Each locale contains:

{locale}/
  SOUL.md        # Principles
  AGENTS.md      # Agent policies
  MEMORY.md      # Cross-session knowledge
  INBOX.md       # Incoming messages
  PLANS.md       # Open work items
  IDEAS.md       # Uncommitted potential work
  runbooks/      # Department-specific runbooks (optional)
    {id}.yaml
    {id}.py

The six context files are what an entity accumulates as it grows through the U_G phases to full locale instantiation. See flatfile-agential-resource-system for the growth sequence and why each file appears when it does.

SHACL shapes

One SHACL shape file per relation lives at shacl/{relation-id}.ttl. Each shape targets nodes that carry that relation via sh:targetSubjectsOf. shacl/id.ttl targets every node. A node’s applicable shapes are those for the relations it actually has — every id is a potential shape target, not just nodes of particular named classes. See markdown-frontmatter for the full validation pipeline.

What this is NOT

This encoding spec does not describe the distributed runtime.
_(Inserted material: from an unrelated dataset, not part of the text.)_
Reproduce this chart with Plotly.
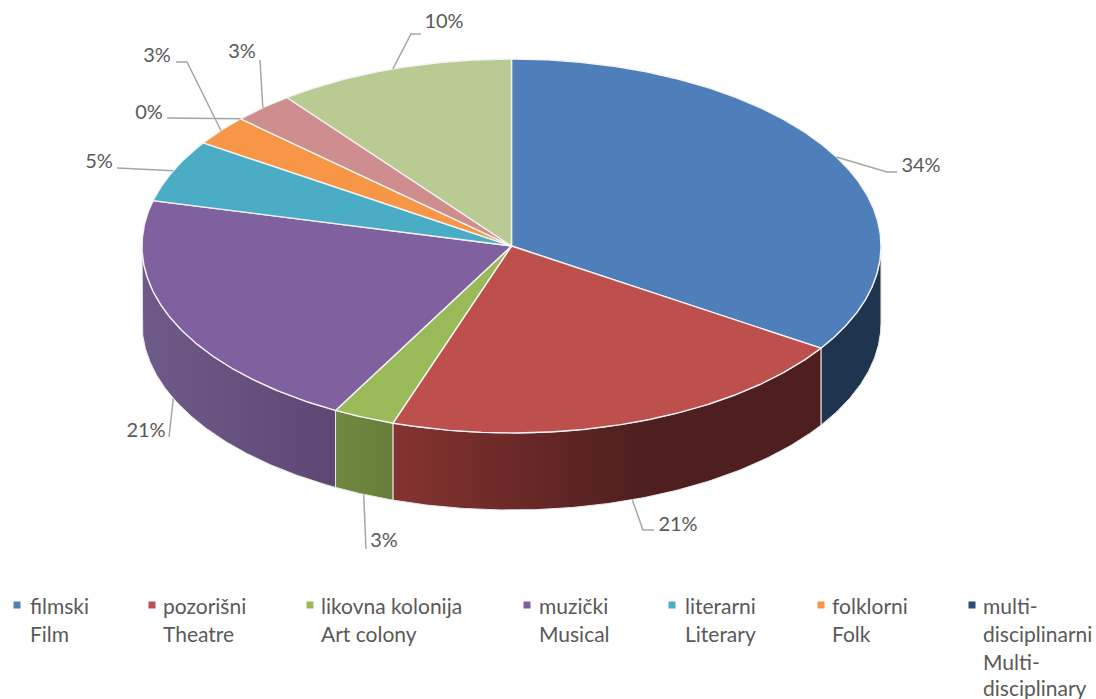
import numpy as np
import plotly.graph_objects as go

# ---- data ----
slice_values = [34.2, 21.0, 2.7, 21.0, 5.4, 2.6, 0.0, 2.7, 10.4]
slice_labels = ["34%", "21%", "3%", "21%", "5%", "3%", "0%", "3%", "10%"]
legend_lines = [
    ["filmski", "Film"],
    ["pozorišni", "Theatre"],
    ["likovna kolonija", "Art colony"],
    ["muzički", "Musical"],
    ["literarni", "Literary"],
    ["folklorni", "Folk"],
    ["multi-", "disciplinarni", "Multi-", "disciplinary"],
]

# ---- styling and layout ----
top_colors = ["#4F7FBB", "#BD4F4C", "#9ABA59", "#7F61A0", "#4BACC6", "#F79646", "#2C4D75", "#CD8E8D", "#B9CA92"]
side_stops = [
    [[0, "#1F344E"], [1, "#1F344E"]],
    [[0, "#853331"], [0.58, "#4E1F1E"], [1, "#4E1F1E"]],
    [[0, "#71893F"], [1, "#667E3A"]],
    [[0, "#6E5A88"], [1, "#5F4775"]],
    None, None, None, None, None,
]
CX, CY, RX, RY, DEPTH = 511.5, 246, 369.5, 187, 77
GREY_TEXT, GREY_LINE = "#595959", "#A6A6A6"
FONT = "Lato"
LABEL_SIZE, LEGEND_SIZE = 20, 21
# label centre and leader elbow(s), per slice
label_pos = [(921, 167), (678, 526), (384, 542), (146, 432), (99, 163), (157, 57), (149, 114), (242, 53), (444, 23)]
leader_bends = [
    [(887, 172), (897, 172)],
    [(643, 530), (654, 530)],
    [(366, 549)],
    [(169, 437)],
    [(117, 168)],
    [(187, 62), (176, 62)],
    [(167, 118)],
    [(260, 60)],
    [(411, 34), (421, 34)],
]
legend_marker_x = [17, 152, 310, 527, 672, 821, 972]
legend_text_x = [30, 163, 321, 539, 685, 832, 983]
legend_row_y = [605, 633, 661, 687]

total = sum(slice_values)
edges = np.cumsum([0] + slice_values) / total * 360.0


def rim(theta_deg, drop=0.0):
    t = np.radians(theta_deg)
    return CX + RX * np.sin(t), CY - RY * np.cos(t) + drop


fig = go.Figure()

# side walls: only the part of the rim that faces the viewer
for a, b, stops in zip(edges[:-1], edges[1:], side_stops):
    lo, hi = max(a, 90.0), min(b, 270.0)
    if hi <= lo or stops is None:
        continue
    th = np.linspace(lo, hi, 120)
    x1, y1 = rim(th)
    x2, y2 = rim(th[::-1], DEPTH)
    xs = np.r_[x1, x2, x1[0]]
    ys = np.r_[y1, y2, y1[0]]
    fig.add_trace(go.Scatter(
        x=xs, y=ys, mode="lines", fill="toself",
        line=dict(color="#E9E9E9", width=1),
        fillgradient=dict(type="horizontal", colorscale=stops),
        showlegend=False, hoverinfo="skip"))

# top faces
for a, b, col in zip(edges[:-1], edges[1:], top_colors):
    if b <= a:
        continue
    th = np.linspace(a, b, max(3, int((b - a) * 3)))
    x, y = rim(th)
    fig.add_trace(go.Scatter(
        x=np.r_[CX, x, CX], y=np.r_[CY, y, CY], mode="lines", fill="toself",
        fillcolor=col, line=dict(color="#F4F4F4", width=1.4),
        showlegend=False, hoverinfo="skip"))

# leader lines, anchored at each slice's mid angle
for a, b, bends in zip(edges[:-1], edges[1:], leader_bends):
    mid = (a + b) / 2
    drop = DEPTH if 150 < mid < 270 else 0
    ax, ay = rim(mid, drop)
    xs = [ax] + [p[0] for p in bends]
    ys = [ay] + [p[1] for p in bends]
    fig.add_trace(go.Scatter(x=xs, y=ys, mode="lines",
                             line=dict(color=GREY_LINE, width=1.5),
                             showlegend=False, hoverinfo="skip"))

# data labels
fig.add_trace(go.Scatter(
    x=[p[0] for p in label_pos], y=[p[1] for p in label_pos],
    mode="text", text=slice_labels, textposition="middle center",
    textfont=dict(family=FONT, size=LABEL_SIZE, color=GREY_TEXT),
    showlegend=False, hoverinfo="skip"))

# legend
fig.add_trace(go.Scatter(
    x=legend_marker_x, y=[legend_row_y[0]] * len(legend_marker_x), mode="markers",
    marker=dict(symbol="square", size=7, color=top_colors[:7], line=dict(width=0)),
    showlegend=False, hoverinfo="skip"))
for tx, lines in zip(legend_text_x, legend_lines):
    for row, line in zip(legend_row_y, lines):
        fig.add_annotation(x=tx, y=row, text=line, showarrow=False, xanchor="left",
                           yanchor="middle", xref="x", yref="y", xshift=-2,
                           font=dict(family=FONT, size=LEGEND_SIZE, color=GREY_TEXT))

fig.update_layout(
    width=1096, height=699, margin=dict(l=0, r=0, t=0, b=0),
    paper_bgcolor="white", plot_bgcolor="white", showlegend=False,
    xaxis=dict(range=[0, 1096], visible=False, fixedrange=True),
    yaxis=dict(range=[699, 0], visible=False, fixedrange=True),
)
fig.write_html("out.html", config=dict(displayModeBar=False),
               post_script="document.body.style.margin='0';document.body.style.overflow='hidden';")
For the live distributed system (rqlite, NATS, Dapr, PydanticAI, LangGraph), see distributed-relational-machine-runtime.

Open questions

• SHACL shapes for vocabulary relation nodes: id.ttl, description.ttl, etc.
• A mechanically checkable definition of vocabulary completeness: scan all frontmatter keys, check each against the graph, report those with no corresponding node as vocabulary debt.
• Formal treatment of how the Python annotation pattern corresponds to a SHACL shape: Annotated[str, Field(...)] as the flatfile encoding of a geometry-layer constraint on a script parameter.